Agenda besar inisiator Nahdliyin Sudan salah satunya adalah Seminar Internasional akhir Agustus ini. Agenda ini rencananya akan melibatkan Majma’ al Fiqh al Islami Sudan (MUI-nya Sudan) dan beberapa tokoh Pengurus Besar Nahdlatul Ulama (PBNU). Acara tersebut mengambil tema “Metode Istinbath Hukum antara Nahdlatul Ulama dan Majma’ al Fiqh al Islami Sudan”, yang diharapkan akan ada dialog antar kedua instansi besar tersebut, serta saling menawarkan gagasan satu sama lain tentang problematika yang terjadi saat ini.

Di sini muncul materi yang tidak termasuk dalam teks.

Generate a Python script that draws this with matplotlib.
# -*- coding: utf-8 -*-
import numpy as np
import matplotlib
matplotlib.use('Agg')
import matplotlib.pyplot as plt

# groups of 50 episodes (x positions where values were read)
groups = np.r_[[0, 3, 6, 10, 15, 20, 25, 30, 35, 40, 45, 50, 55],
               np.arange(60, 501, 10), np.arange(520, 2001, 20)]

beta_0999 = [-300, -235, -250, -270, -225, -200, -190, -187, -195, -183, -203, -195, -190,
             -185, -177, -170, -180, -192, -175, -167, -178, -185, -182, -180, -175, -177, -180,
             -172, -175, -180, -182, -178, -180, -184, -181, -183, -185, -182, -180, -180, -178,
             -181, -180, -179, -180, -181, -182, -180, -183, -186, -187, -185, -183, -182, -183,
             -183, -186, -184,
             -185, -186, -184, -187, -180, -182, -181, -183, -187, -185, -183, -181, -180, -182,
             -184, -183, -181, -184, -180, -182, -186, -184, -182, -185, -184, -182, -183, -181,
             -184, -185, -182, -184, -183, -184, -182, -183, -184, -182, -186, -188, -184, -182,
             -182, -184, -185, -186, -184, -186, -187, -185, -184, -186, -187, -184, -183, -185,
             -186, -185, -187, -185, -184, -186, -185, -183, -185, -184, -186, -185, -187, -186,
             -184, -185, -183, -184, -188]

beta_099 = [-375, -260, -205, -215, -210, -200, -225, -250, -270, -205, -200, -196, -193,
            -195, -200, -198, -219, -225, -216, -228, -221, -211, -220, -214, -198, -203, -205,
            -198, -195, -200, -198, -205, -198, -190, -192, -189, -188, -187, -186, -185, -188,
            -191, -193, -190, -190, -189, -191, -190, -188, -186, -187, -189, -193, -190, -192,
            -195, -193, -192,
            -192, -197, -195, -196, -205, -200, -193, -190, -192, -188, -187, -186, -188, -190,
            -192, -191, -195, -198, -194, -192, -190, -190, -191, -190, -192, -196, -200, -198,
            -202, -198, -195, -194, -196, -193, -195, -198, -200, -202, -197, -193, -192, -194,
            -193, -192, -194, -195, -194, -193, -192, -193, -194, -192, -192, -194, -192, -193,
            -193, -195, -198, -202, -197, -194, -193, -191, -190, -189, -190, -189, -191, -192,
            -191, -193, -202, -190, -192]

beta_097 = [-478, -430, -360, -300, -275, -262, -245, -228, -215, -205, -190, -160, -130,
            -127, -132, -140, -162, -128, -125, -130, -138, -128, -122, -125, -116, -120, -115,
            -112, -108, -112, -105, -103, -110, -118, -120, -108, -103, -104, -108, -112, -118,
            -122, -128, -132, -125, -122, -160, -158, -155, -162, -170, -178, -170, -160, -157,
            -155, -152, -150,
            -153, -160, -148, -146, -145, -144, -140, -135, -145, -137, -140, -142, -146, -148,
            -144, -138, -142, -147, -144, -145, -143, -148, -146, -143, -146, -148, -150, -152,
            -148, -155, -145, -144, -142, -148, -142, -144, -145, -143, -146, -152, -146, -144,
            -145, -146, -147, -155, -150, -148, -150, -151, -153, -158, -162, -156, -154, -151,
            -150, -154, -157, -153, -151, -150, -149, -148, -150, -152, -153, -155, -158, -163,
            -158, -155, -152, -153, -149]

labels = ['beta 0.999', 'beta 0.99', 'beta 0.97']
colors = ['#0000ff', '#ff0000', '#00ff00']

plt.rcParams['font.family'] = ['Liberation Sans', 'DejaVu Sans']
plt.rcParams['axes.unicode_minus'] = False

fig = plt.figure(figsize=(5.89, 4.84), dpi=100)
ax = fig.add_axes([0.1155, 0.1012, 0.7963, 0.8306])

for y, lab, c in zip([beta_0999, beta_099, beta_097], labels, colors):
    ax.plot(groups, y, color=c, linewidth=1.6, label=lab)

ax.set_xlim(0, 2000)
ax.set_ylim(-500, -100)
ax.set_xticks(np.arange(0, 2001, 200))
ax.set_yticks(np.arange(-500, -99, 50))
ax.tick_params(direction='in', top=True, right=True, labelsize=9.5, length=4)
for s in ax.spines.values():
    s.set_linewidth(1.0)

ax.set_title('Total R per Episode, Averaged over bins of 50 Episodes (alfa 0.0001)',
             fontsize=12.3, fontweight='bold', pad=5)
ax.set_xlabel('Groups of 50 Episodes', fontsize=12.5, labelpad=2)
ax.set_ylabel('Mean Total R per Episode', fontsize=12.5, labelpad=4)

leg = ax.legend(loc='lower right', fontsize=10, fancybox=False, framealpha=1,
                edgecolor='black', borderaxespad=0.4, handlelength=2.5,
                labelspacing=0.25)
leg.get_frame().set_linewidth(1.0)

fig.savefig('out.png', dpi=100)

Majma’ al Fiqh al Islami sendiri mengaku sangat berharap akan adanya kerjasama atau MoU dengan PBNU dengan terselenggaranya seminar internasional tersebut. Hal ini didukung penuh oleh PCINU Sudan yang siap menjembatani kedatangan delegasi PBNU ke Sudan dengan gerakan “Jemput Kiai”. PCINU Sudan dalam hal ini merekomendasikan kerjasama di bidang capacity building, pelatihan, dan pertukaran kunjungan.
Dengan kiprahnya dari dulu hingga saat ini, tidak berlebihan kita katakan bahwa Nahdlatul Ulama adalah solusi atas permasalahan dan konflik di suatu negara, terkhusus negara-negara di Afrika dan Timur Tengah yang cukup kaya persoalan etnis bahkan perang saudara, sehingga lebih membutuhkan “sapaan” solidaritas Indonesia. Maka tidak heran apabila Syekh Abdul Aziz As-Syahawi saat di Indonesia mengakui dan berkata, “Di Indonesia segala sesuatunya sangat Indah”.

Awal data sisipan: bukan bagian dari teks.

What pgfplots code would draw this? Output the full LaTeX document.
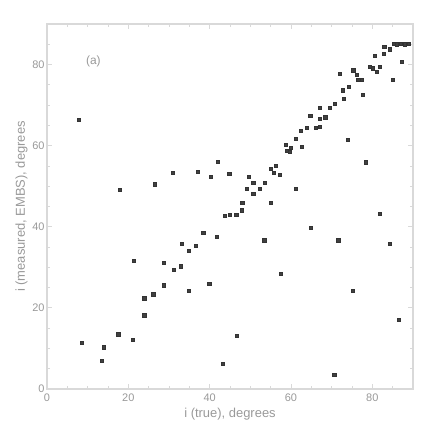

Dengan gerakan dinamis, inisiator Nahdliyin Sudan berupaya mengepakkan sayap Internasionalnya dengan menjalin kerjasama dengan beberapa instansi nasional Sudan, seperti Majma’ al Fiqh al Islami Sudan, Institusi Bahasa Arab (Majma’ al Lughah), Institusi Ulama Sufi (Majma’ as Shufi), institusi cendekiawan Sudan, kantor Wakaf Sudan, hingga Kementerian Agama dan Wakaf Sudan, serta instansi-instansi lainnya.
Diharapkan dengan jalinan kuat dengan instansi nasional, PCINU Sudan dapat dengan mudah memberi solusi serta aksi atas permasalahan yang terjadi. Sudan dengan berbagai permasalahannya, NU hadir sebagai solusinya.